Return all of the data exactly, with nothing left out but the pictures.

# # # # #

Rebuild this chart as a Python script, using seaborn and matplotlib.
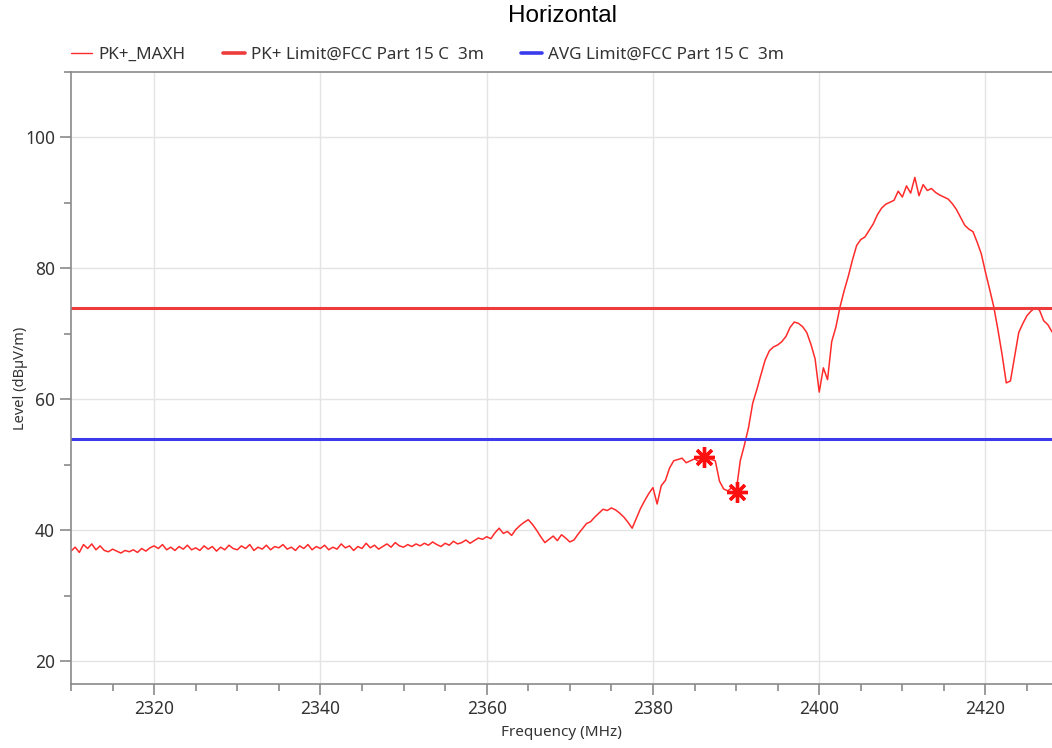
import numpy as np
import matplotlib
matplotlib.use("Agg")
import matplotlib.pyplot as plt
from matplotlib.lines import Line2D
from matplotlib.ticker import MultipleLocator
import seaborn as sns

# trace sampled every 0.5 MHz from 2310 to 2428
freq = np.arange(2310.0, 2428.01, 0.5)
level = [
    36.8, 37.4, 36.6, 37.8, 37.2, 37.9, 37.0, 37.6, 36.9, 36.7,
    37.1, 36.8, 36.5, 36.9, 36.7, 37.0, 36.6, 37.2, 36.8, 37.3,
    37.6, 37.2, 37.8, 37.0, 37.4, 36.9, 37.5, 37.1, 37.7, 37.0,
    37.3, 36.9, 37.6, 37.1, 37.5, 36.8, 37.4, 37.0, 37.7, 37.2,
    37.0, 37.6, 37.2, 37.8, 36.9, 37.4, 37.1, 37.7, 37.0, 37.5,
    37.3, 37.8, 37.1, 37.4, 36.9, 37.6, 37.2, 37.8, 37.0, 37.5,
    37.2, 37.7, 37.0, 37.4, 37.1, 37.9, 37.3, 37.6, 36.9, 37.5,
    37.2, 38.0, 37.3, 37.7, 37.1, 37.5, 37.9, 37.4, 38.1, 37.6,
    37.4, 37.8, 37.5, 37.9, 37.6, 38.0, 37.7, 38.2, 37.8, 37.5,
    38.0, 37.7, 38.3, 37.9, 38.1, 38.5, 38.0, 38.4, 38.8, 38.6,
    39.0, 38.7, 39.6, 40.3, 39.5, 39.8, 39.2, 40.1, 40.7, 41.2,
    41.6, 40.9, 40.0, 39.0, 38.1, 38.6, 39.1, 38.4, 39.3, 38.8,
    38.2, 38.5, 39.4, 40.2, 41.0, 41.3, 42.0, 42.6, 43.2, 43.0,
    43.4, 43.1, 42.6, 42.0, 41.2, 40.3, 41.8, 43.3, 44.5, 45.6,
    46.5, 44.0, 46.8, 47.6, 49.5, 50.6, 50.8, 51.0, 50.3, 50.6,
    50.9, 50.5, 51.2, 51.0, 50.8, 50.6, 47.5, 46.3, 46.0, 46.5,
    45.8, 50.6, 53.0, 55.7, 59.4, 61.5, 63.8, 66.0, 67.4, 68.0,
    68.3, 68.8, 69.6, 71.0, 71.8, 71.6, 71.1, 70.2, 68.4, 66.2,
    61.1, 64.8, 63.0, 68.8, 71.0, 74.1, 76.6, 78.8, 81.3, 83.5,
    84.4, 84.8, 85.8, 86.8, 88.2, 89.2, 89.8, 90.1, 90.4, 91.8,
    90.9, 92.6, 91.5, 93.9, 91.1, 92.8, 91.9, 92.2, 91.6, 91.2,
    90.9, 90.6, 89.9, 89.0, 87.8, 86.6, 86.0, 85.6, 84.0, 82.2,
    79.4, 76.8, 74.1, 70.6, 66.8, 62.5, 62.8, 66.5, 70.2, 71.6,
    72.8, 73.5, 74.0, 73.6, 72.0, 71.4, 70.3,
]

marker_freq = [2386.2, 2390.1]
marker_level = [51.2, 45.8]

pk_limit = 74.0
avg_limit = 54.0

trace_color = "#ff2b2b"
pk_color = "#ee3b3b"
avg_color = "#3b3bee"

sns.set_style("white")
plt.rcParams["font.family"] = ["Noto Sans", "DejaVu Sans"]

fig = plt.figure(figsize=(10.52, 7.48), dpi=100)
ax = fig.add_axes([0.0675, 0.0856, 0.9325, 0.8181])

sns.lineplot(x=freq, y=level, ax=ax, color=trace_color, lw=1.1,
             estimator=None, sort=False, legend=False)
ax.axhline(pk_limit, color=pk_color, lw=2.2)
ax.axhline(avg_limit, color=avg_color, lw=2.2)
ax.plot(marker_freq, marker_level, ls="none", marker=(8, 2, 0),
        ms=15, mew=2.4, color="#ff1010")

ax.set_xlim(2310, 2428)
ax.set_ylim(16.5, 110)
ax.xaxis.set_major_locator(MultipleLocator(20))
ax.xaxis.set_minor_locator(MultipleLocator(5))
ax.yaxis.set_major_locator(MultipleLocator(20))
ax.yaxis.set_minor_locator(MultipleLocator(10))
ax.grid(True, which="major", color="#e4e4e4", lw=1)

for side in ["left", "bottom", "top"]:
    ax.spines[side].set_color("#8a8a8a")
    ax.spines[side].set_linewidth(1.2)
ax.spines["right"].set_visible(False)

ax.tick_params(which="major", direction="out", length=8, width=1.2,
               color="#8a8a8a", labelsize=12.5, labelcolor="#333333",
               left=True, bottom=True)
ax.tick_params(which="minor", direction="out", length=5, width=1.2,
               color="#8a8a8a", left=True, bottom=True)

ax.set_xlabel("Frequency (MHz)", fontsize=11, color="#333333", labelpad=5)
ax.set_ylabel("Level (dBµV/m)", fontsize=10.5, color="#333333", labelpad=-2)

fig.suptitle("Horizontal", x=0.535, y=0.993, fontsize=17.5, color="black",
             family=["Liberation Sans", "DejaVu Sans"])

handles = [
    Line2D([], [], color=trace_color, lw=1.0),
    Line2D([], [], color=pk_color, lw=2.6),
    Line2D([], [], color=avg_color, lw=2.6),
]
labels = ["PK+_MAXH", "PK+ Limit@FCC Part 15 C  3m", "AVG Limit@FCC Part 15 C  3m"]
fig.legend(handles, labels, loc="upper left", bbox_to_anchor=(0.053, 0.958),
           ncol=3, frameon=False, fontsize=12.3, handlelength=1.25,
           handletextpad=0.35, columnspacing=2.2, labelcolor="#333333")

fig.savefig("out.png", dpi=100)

# # # # #

■ **Solved problem**
Rebuild this chart as a Python script, using seaborn and matplotlib.
import numpy as np
import matplotlib
matplotlib.use("Agg")
import matplotlib.pyplot as plt
from matplotlib.lines import Line2D
from matplotlib.ticker import MultipleLocator
import seaborn as sns

# trace sampled every 0.5 MHz from 2310 to 2428
freq = np.arange(2310.0, 2428.01, 0.5)
level = [
    36.8, 37.4, 36.6, 37.8, 37.2, 37.9, 37.0, 37.6, 36.9, 36.7,
    37.1, 36.8, 36.5, 36.9, 36.7, 37.0, 36.6, 37.2, 36.8, 37.3,
    37.6, 37.2, 37.8, 37.0, 37.4, 36.9, 37.5, 37.1, 37.7, 37.0,
    37.3, 36.9, 37.6, 37.1, 37.5, 36.8, 37.4, 37.0, 37.7, 37.2,
    37.0, 37.6, 37.2, 37.8, 36.9, 37.4, 37.1, 37.7, 37.0, 37.5,
    37.3, 37.8, 37.1, 37.4, 36.9, 37.6, 37.2, 37.8, 37.0, 37.5,
    37.2, 37.7, 37.0, 37.4, 37.1, 37.9, 37.3, 37.6, 36.9, 37.5,
    37.2, 38.0, 37.3, 37.7, 37.1, 37.5, 37.9, 37.4, 38.1, 37.6,
    37.4, 37.8, 37.5, 37.9, 37.6, 38.0, 37.7, 38.2, 37.8, 37.5,
    38.0, 37.7, 38.3, 37.9, 38.1, 38.5, 38.0, 38.4, 38.8, 38.6,
    39.0, 38.7, 39.6, 40.3, 39.5, 39.8, 39.2, 40.1, 40.7, 41.2,
    41.6, 40.9, 40.0, 39.0, 38.1, 38.6, 39.1, 38.4, 39.3, 38.8,
    38.2, 38.5, 39.4, 40.2, 41.0, 41.3, 42.0, 42.6, 43.2, 43.0,
    43.4, 43.1, 42.6, 42.0, 41.2, 40.3, 41.8, 43.3, 44.5, 45.6,
    46.5, 44.0, 46.8, 47.6, 49.5, 50.6, 50.8, 51.0, 50.3, 50.6,
    50.9, 50.5, 51.2, 51.0, 50.8, 50.6, 47.5, 46.3, 46.0, 46.5,
    45.8, 50.6, 53.0, 55.7, 59.4, 61.5, 63.8, 66.0, 67.4, 68.0,
    68.3, 68.8, 69.6, 71.0, 71.8, 71.6, 71.1, 70.2, 68.4, 66.2,
    61.1, 64.8, 63.0, 68.8, 71.0, 74.1, 76.6, 78.8, 81.3, 83.5,
    84.4, 84.8, 85.8, 86.8, 88.2, 89.2, 89.8, 90.1, 90.4, 91.8,
    90.9, 92.6, 91.5, 93.9, 91.1, 92.8, 91.9, 92.2, 91.6, 91.2,
    90.9, 90.6, 89.9, 89.0, 87.8, 86.6, 86.0, 85.6, 84.0, 82.2,
    79.4, 76.8, 74.1, 70.6, 66.8, 62.5, 62.8, 66.5, 70.2, 71.6,
    72.8, 73.5, 74.0, 73.6, 72.0, 71.4, 70.3,
]

marker_freq = [2386.2, 2390.1]
marker_level = [51.2, 45.8]

pk_limit = 74.0
avg_limit = 54.0

trace_color = "#ff2b2b"
pk_color = "#ee3b3b"
avg_color = "#3b3bee"

sns.set_style("white")
plt.rcParams["font.family"] = ["Noto Sans", "DejaVu Sans"]

fig = plt.figure(figsize=(10.52, 7.48), dpi=100)
ax = fig.add_axes([0.0675, 0.0856, 0.9325, 0.8181])

sns.lineplot(x=freq, y=level, ax=ax, color=trace_color, lw=1.1,
             estimator=None, sort=False, legend=False)
ax.axhline(pk_limit, color=pk_color, lw=2.2)
ax.axhline(avg_limit, color=avg_color, lw=2.2)
ax.plot(marker_freq, marker_level, ls="none", marker=(8, 2, 0),
        ms=15, mew=2.4, color="#ff1010")

ax.set_xlim(2310, 2428)
ax.set_ylim(16.5, 110)
ax.xaxis.set_major_locator(MultipleLocator(20))
ax.xaxis.set_minor_locator(MultipleLocator(5))
ax.yaxis.set_major_locator(MultipleLocator(20))
ax.yaxis.set_minor_locator(MultipleLocator(10))
ax.grid(True, which="major", color="#e4e4e4", lw=1)

for side in ["left", "bottom", "top"]:
    ax.spines[side].set_color("#8a8a8a")
    ax.spines[side].set_linewidth(1.2)
ax.spines["right"].set_visible(False)

ax.tick_params(which="major", direction="out", length=8, width=1.2,
               color="#8a8a8a", labelsize=12.5, labelcolor="#333333",
               left=True, bottom=True)
ax.tick_params(which="minor", direction="out", length=5, width=1.2,
               color="#8a8a8a", left=True, bottom=True)

ax.set_xlabel("Frequency (MHz)", fontsize=11, color="#333333", labelpad=5)
ax.set_ylabel("Level (dBµV/m)", fontsize=10.5, color="#333333", labelpad=-2)

fig.suptitle("Horizontal", x=0.535, y=0.993, fontsize=17.5, color="black",
             family=["Liberation Sans", "DejaVu Sans"])

handles = [
    Line2D([], [], color=trace_color, lw=1.0),
    Line2D([], [], color=pk_color, lw=2.6),
    Line2D([], [], color=avg_color, lw=2.6),
]
labels = ["PK+_MAXH", "PK+ Limit@FCC Part 15 C  3m", "AVG Limit@FCC Part 15 C  3m"]
fig.legend(handles, labels, loc="upper left", bbox_to_anchor=(0.053, 0.958),
           ncol=3, frameon=False, fontsize=12.3, handlelength=1.25,
           handletextpad=0.35, columnspacing=2.2, labelcolor="#333333")

fig.savefig("out.png", dpi=100)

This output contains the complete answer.